March 26th, 2013 @ 12:35 AM
So true. I am a black woman who has had NO problems attracting men of any race and that includes white men. First of all you have to be comfortable around men of different races. If you hang around where WM are, they will come.
I had a year long relationship with a wm who you’d think was the most hillbilly guy you’d ever meet. But I loved that guy and he loved me. He was cute in a quirky way, and once we got together he would always tell me I was so beautiful and he was lucky that I even spoke to him and acknowledged him.
If you like the things WM like (not pretending), they are very open. My man was very proud to walk with me down the street in public, with a BIG grin on his face. We liked the same music, games, t.v. shows, and we had mutual hobbies that we did whenever we had free time. Stop being afraid! Talk to them like they are BM that you’re interested in.
And yes you will have some that just want to have sex and not a relationship, but the same thing goes on with BM that tried to “holla” and wanted me to sleep with them only too.

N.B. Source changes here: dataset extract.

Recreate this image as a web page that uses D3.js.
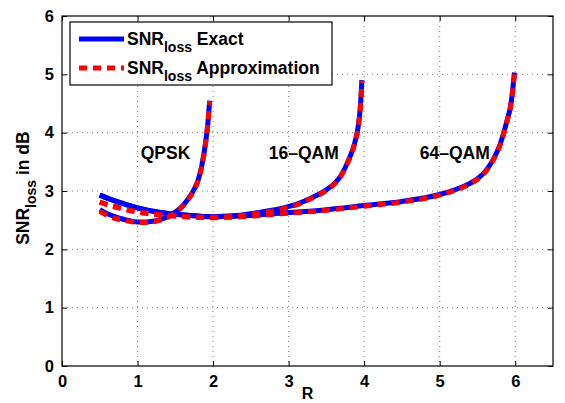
<!DOCTYPE html>
<html><head><meta charset="utf-8">
<script src="https://cdn.jsdelivr.net/npm/d3@7"></script>
<style>
body{margin:0;background:#fff;}
text{font-family:"Liberation Sans",Arial,sans-serif;font-weight:bold;}
</style></head>
<body>
<svg id="c" width="565" height="403"></svg>
<script>
// Data
const xTicks = [0,1,2,3,4,5,6];
const yTicks = [0,1,2,3,4,5,6];
const qpskR      = [0.5,0.6,0.7,0.8,0.9,1.0,1.1,1.2,1.3,1.4,1.5,1.6,1.65,1.7,1.75,1.8,1.85,1.9,1.93,1.955];
const qpskExact  = [2.68,2.61,2.56,2.52,2.49,2.47,2.47,2.48,2.51,2.56,2.64,2.75,2.83,2.92,3.03,3.18,3.43,3.82,4.15,4.55];
const qpskApprox = [2.65,2.58,2.53,2.50,2.48,2.46,2.46,2.47,2.50,2.55,2.63,2.74,2.82,2.91,3.02,3.17,3.42,3.81,4.14,4.54];
const qam16R      = [0.5,0.7,1.0,1.3,1.5,1.8,2.0,2.3,2.6,2.9,3.1,3.3,3.5,3.6,3.7,3.8,3.87,3.92,3.95,3.97];
const qam16Exact  = [2.93,2.83,2.71,2.63,2.60,2.57,2.56,2.58,2.63,2.70,2.77,2.88,3.02,3.12,3.28,3.55,3.80,4.10,4.45,4.90];
const qam16Approx = [2.81,2.73,2.64,2.59,2.57,2.55,2.55,2.57,2.62,2.69,2.76,2.87,3.01,3.11,3.27,3.54,3.79,4.09,4.44,4.89];
const qam64R      = [0.5,0.7,1.0,1.3,1.5,1.8,2.0,2.5,3.0,3.5,4.0,4.5,5.0,5.2,5.4,5.5,5.6,5.7,5.8,5.88,5.95,5.99];
const qam64Exact  = [2.93,2.83,2.71,2.63,2.60,2.57,2.56,2.58,2.63,2.68,2.75,2.82,2.94,3.02,3.13,3.21,3.33,3.52,3.80,4.15,4.55,5.03];
const qam64Approx = [2.81,2.73,2.64,2.59,2.57,2.55,2.54,2.57,2.62,2.67,2.74,2.81,2.93,3.01,3.12,3.20,3.32,3.51,3.79,4.14,4.54,5.02];
const curveLabels = ["QPSK","16\u2013QAM","64\u2013QAM"];
const curveLabelX = [1.37,3.20,5.20];
const curveLabelY = [3.55,3.55,3.55];

const svg = d3.select("#c");
const L=62, R=553, T=16, B=366;
const x = d3.scaleLinear().domain([0,6.5]).range([L,R]);
const y = d3.scaleLinear().domain([0,6]).range([B,T]);
const FS = 17.5;

// grid
const g = svg.append("g");
g.selectAll(".gx").data(xTicks.slice(1)).enter().append("line")
  .attr("x1",d=>x(d)).attr("x2",d=>x(d)).attr("y1",T).attr("y2",B)
  .attr("stroke","#555").attr("stroke-width",0.8).attr("stroke-dasharray","1,4");
g.selectAll(".gy").data(yTicks.slice(1,-1)).enter().append("line")
  .attr("y1",d=>y(d)).attr("y2",d=>y(d)).attr("x1",L).attr("x2",R)
  .attr("stroke","#555").attr("stroke-width",0.8).attr("stroke-dasharray","1,4");

// frame
svg.append("rect").attr("x",L).attr("y",T).attr("width",R-L).attr("height",B-T)
  .attr("fill","none").attr("stroke","#000").attr("stroke-width",1.2);

// axes
const ax = svg.append("g").attr("transform",`translate(0,${B})`)
  .call(d3.axisBottom(x).tickValues(xTicks).tickSize(-5).tickPadding(9).tickFormat(d3.format("d")));
const axT = svg.append("g").attr("transform",`translate(0,${T})`)
  .call(d3.axisTop(x).tickValues(xTicks).tickSize(-5).tickFormat(""));
const ay = svg.append("g").attr("transform",`translate(${L},0)`)
  .call(d3.axisLeft(y).tickValues(yTicks).tickSize(-5).tickPadding(8).tickFormat(d3.format("d")));
const ayR = svg.append("g").attr("transform",`translate(${R},0)`)
  .call(d3.axisRight(y).tickValues(yTicks).tickSize(-5).tickFormat(""));
[ax,axT,ay,ayR].forEach(a=>{
  a.select(".domain").remove();
  a.selectAll("line").attr("stroke","#000");
  a.selectAll("text").attr("font-size",16.5).attr("fill","#000")
   .style("font-family","Liberation Sans, Arial, sans-serif").style("font-weight","bold");
});

// curves
const line = d3.line().x(d=>x(d[0])).y(d=>y(d[1])).curve(d3.curveMonotoneX);
const exactSets = [[qpskR,qpskExact],[qam16R,qam16Exact],[qam64R,qam64Exact]];
const approxSets = [[qpskR,qpskApprox],[qam16R,qam16Approx],[qam64R,qam64Approx]];
svg.append("clipPath").attr("id","clp").append("rect")
  .attr("x",L).attr("y",T).attr("width",R-L).attr("height",B-T);
const cg = svg.append("g").attr("clip-path","url(#clp)");
exactSets.forEach(([rs,vs])=>{
  cg.append("path").datum(rs.map((r,i)=>[r,vs[i]])).attr("d",line)
    .attr("fill","none").attr("stroke","#0000ff").attr("stroke-width",5);
});
approxSets.forEach(([rs,vs])=>{
  cg.append("path").datum(rs.map((r,i)=>[r,vs[i]])).attr("d",line)
    .attr("fill","none").attr("stroke","#ff0000").attr("stroke-width",5)
    .attr("stroke-dasharray","8,6");
});

// curve labels
curveLabels.forEach((t,i)=>{
  svg.append("text").attr("x",x(curveLabelX[i])).attr("y",y(curveLabelY[i]))
    .attr("text-anchor","middle").attr("font-size",FS).text(t);
});

// legend
const lg = svg.append("g");
lg.append("rect").attr("x",70).attr("y",22).attr("width",262).attr("height",63)
  .attr("fill","#fff").attr("stroke","#000").attr("stroke-width",1.2);
const legItems = [{c:"#0000ff",d:null,t:" Exact",yy:39},{c:"#ff0000",d:"8,6",t:" Approximation",yy:68}];
legItems.forEach(it=>{
  lg.append("line").attr("x1",79).attr("x2",124).attr("y1",it.yy).attr("y2",it.yy)
    .attr("stroke",it.c).attr("stroke-width",5).attr("stroke-dasharray",it.d);
  const tx = lg.append("text").attr("x",127).attr("y",it.yy+6).attr("font-size",FS);
  tx.append("tspan").text("SNR");
  tx.append("tspan").attr("dy",7).attr("font-size",14).text("loss");
  tx.append("tspan").attr("dy",-7).text(it.t);
});

// axis labels
svg.append("text").attr("x",x(3.25)).attr("y",399).attr("text-anchor","middle")
  .attr("font-size",16).text("R");
const yl = svg.append("text").attr("transform",`translate(29,${y(3.05)}) rotate(-90)`)
  .attr("text-anchor","middle").attr("font-size",FS);
yl.append("tspan").text("SNR");
yl.append("tspan").attr("dy",7).attr("font-size",14).text("loss");
yl.append("tspan").attr("dy",-7).text(" in dB");
</script>
</body></html>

Simple things you can do: Smile! You’d be surprised at how well this works. I’ve had WM put instantly at ease by my smile and friendliness.
Talk to them. Very easy. Find a common point and talk to them about it. It’s not hard to be friendly!
Know when they are flirting with you. This one is a little tricky because a lot of WM (except the guys that have dated black women before) are shy and definitely don’t want to put their neck out there if you’re going to cut them down.
There are some duds out there like every race, but if you do some of these things you’d be surprised who is receptive to dating BW including WM who never dated black women (like my ex).
GoldenAh: Wonderful points and advice, MissyC. Thank you. It is best to keep it simple and not complicated. We make ourselves nervous and unapproachable overthinking it.
March 27th, 2013 @ 1:35 PM
Ladies, Like Pink Floyd, almost of us like Pink Floyd
May 17th, 2013 @ 2:09 AM
White Men hunting?
Damn, white girls better watch out, black women are going to steal all of us away.